I am getting the following error while trying to save the RDD to HDFS
17/09/13 17:06:42 WARN TaskSetManager: Lost task 7340.0 in stage 16.0 (TID 100118, XXXXXX.com, executor 2358): java.io.IOException: Failing write. Tried pipeline recovery 5 times without success.
at org.apache.hadoop.hdfs.DFSOutputStream$DataStreamer.processDatanodeError(DFSOutputStream.java:865)
at org.apache.hadoop.hdfs.DFSOutputStream$DataStreamer.run(DFSOutputStream.java:401)
Suppressed: java.lang.IllegalArgumentException: Self-suppression not permitted
at java.lang.Throwable.addSuppressed(Throwable.java:1043)
at java.io.FilterOutputStream.close(FilterOutputStream.java:159)
at org.apache.hadoop.mapred.TextOutputFormat$LineRecordWriter.close(TextOutputFormat.java:108)
at org.apache.spark.SparkHadoopWriter.close(SparkHadoopWriter.scala:102)
at org.apache.spark.rdd.PairRDDFunctions$$anonfun$saveAsHadoopDataset$1$$anonfun$13$$anonfun$apply$8.apply$mcV$sp(PairRDDFunctions.scala:1218)
at org.apache.spark.util.Utils$.tryWithSafeFinallyAndFailureCallbacks(Utils.scala:1359)
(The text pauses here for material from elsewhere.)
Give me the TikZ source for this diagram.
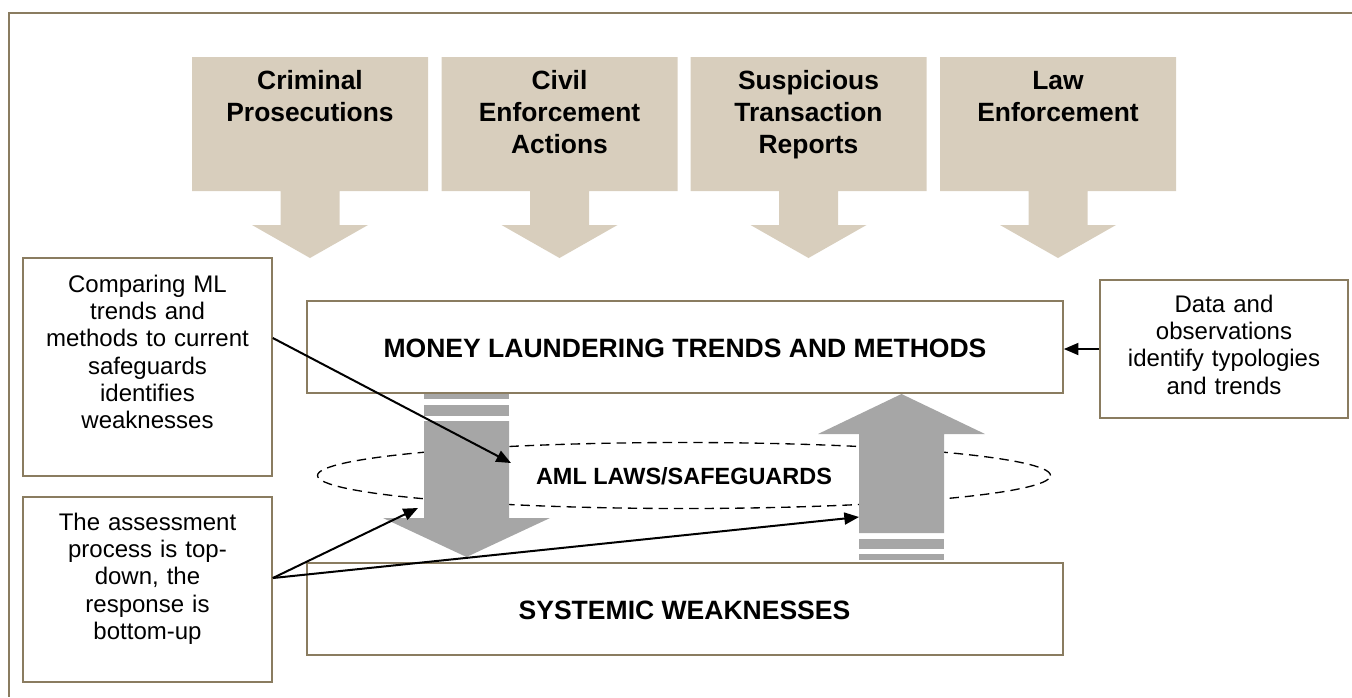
\documentclass[tikz,border=0pt]{standalone}
\usepackage{fontspec}
\setmainfont{Liberation Sans}
\usetikzlibrary{arrows.meta,shapes.geometric}
\definecolor{beige}{RGB}{216,206,189}
\definecolor{grayarrow}{RGB}{166,166,166}
\definecolor{framecol}{RGB}{138,124,96}
\tikzset{
  calltext/.style={anchor=base, inner sep=0pt, text width=172pt, align=center,
    font=\fontsize{19.8pt}{24.2pt}\selectfont\bfseries},
  bigtext/.style={anchor=base, inner sep=0pt, font=\fontsize{19.9pt}{24pt}\selectfont\bfseries},
  smalltext/.style={anchor=base, inner sep=0pt, text width=180pt, align=center,
    font=\fontsize{18pt}{20.5pt}\selectfont},
  boxshape/.style={draw=framecol, line width=1.2pt, fill=white, inner sep=0pt},
  conn/.style={draw=black, line width=1.5pt, -{Triangle[length=11pt,width=9pt]}},
}
\begin{document}
\begin{tikzpicture}[x=0.75pt, y=-0.75pt]
\useasboundingbox (0,0) rectangle (1352,697);
% frame
\draw[framecol, line width=1.6pt] (1352,13) -- (9,13) -- (9,697);
% top callouts
\foreach \cx in {310,559.5,808.5,1058}{
  \fill[beige] ({\cx-118},57) -- ({\cx+118},57) -- ({\cx+118},191) -- ({\cx+29.5},191)
    -- ({\cx+29.5},225) -- ({\cx+58},225) -- (\cx,258) -- ({\cx-58},225)
    -- ({\cx-29.5},225) -- ({\cx-29.5},191) -- ({\cx-118},191) -- cycle;
}
\node[calltext] (cr) at (310,89) {Criminal\\Prosecutions};
\node[calltext] (cv) at (559.5,89) {Civil\\Enforcement\\Actions};
\node[calltext] (st) at (808.5,89) {Suspicious\\Transaction\\Reports};
\node[calltext] (le) at (1058,89) {Law\\Enforcement};
% ellipse
\node[draw=black, dashed, dash pattern=on 7pt off 4.5pt, line width=1pt, ellipse,
  minimum width=549.75pt, minimum height=49.5pt, inner sep=0pt, text depth=0pt,
  font=\fontsize{17.6pt}{21pt}\selectfont\bfseries] (aml) at (684,475.5) {AML LAWS/SAFEGUARDS};
% gray arrows
\fill[grayarrow] (424,394) rectangle (509,399);
\fill[grayarrow] (424,405) rectangle (509,416);
\fill[grayarrow] (424,421) -- (509,421) -- (509,518) -- (550,518) -- (466.5,557)
  -- (383,518) -- (424,518) -- cycle;
\fill[grayarrow] (859,533) -- (859,434) -- (818,434) -- (901.5,394) -- (985,434)
  -- (944,434) -- (944,533) -- cycle;
\fill[grayarrow] (859,539) rectangle (944,549);
\fill[grayarrow] (859,554) rectangle (944,560);
% boxes
\node[boxshape, minimum width=567pt, minimum height=69pt] (mlt) at (685,347) {};
\node[bigtext] (mltt) at (685,357) {MONEY LAUNDERING TRENDS AND METHODS};
\node[boxshape, minimum width=567pt, minimum height=69pt] (sys) at (685,609) {};
\node[bigtext] (syst) at (684.5,619) {SYSTEMIC WEAKNESSES};
\node[boxshape, minimum width=186.75pt, minimum height=163.5pt] (cmp) at (147.5,367) {};
\node[smalltext] (cmpt) at (147.5,292) {Comparing ML\\trends and\\methods to current\\safeguards\\identifies\\weaknesses};
\node[boxshape, minimum width=186.75pt, minimum height=138.75pt] (asm) at (147.5,589.5) {};
\node[smalltext] (asmt) at (147.5,530) {The assessment\\process is top-\\down, the\\response is\\bottom-up};
\node[boxshape, minimum width=186pt, minimum height=103.5pt] (data) at (1224,349) {};
\node[smalltext] (datat) at (1224,312) {Data and\\observations\\identify typologies\\and trends};
% connectors
\coordinate (c1) at (511,463);
\coordinate (c2) at (418,508);
\coordinate (c3) at (859,517);
\draw[conn] ([yshift=21.75pt]cmp.east) -- (c1);
\draw[conn] ([yshift=8.6pt]asm.east) -- (c2);
\draw[conn] ([yshift=8.6pt]asm.east) -- (c3);
\draw[conn] (data.west) -- (data.west -| mlt.east);
\end{tikzpicture}
\end{document}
at org.apache.spark.rdd.PairRDDFunctions$$anonfun$saveAsHadoopDataset$1$$anonfun$13.apply(PairRDDFunctions.scala:1218)
at org.apache.spark.rdd.PairRDDFunctions$$anonfun$saveAsHadoopDataset$1$$anonfun$13.apply(PairRDDFunctions.scala:1197)
at org.apache.spark.scheduler.ResultTask.runTask(ResultTask.scala:87)
at org.apache.spark.scheduler.Task.run(Task.scala:99)
at org.apache.spark.executor.Executor$TaskRunner.run(Executor.scala:282)
at java.util.concurrent.ThreadPoolExecutor.runWorker(ThreadPoolExecutor.java:1142)
at java.util.concurrent.ThreadPoolExecutor$Worker.run(ThreadPoolExecutor.java:617)
at java.lang.Thread.run(Thread.java:748)
[CIRCULAR REFERENCE:java.io.IOException: Failing write. Tried pipeline recovery 5 times without success.]
the final task in the stage is .saveAsTextFile()
, In the Spark UI i am able to see that other tasks prior to .saveAsTextFile()
finishes successfully. Using Spark 2.0.0 in YARN mode.
EDIT: I have already seen the answer on Spark: Self-suppression not permitted when writing big file to HDFS and i made sure that issues mentioned in that answer were not the case here.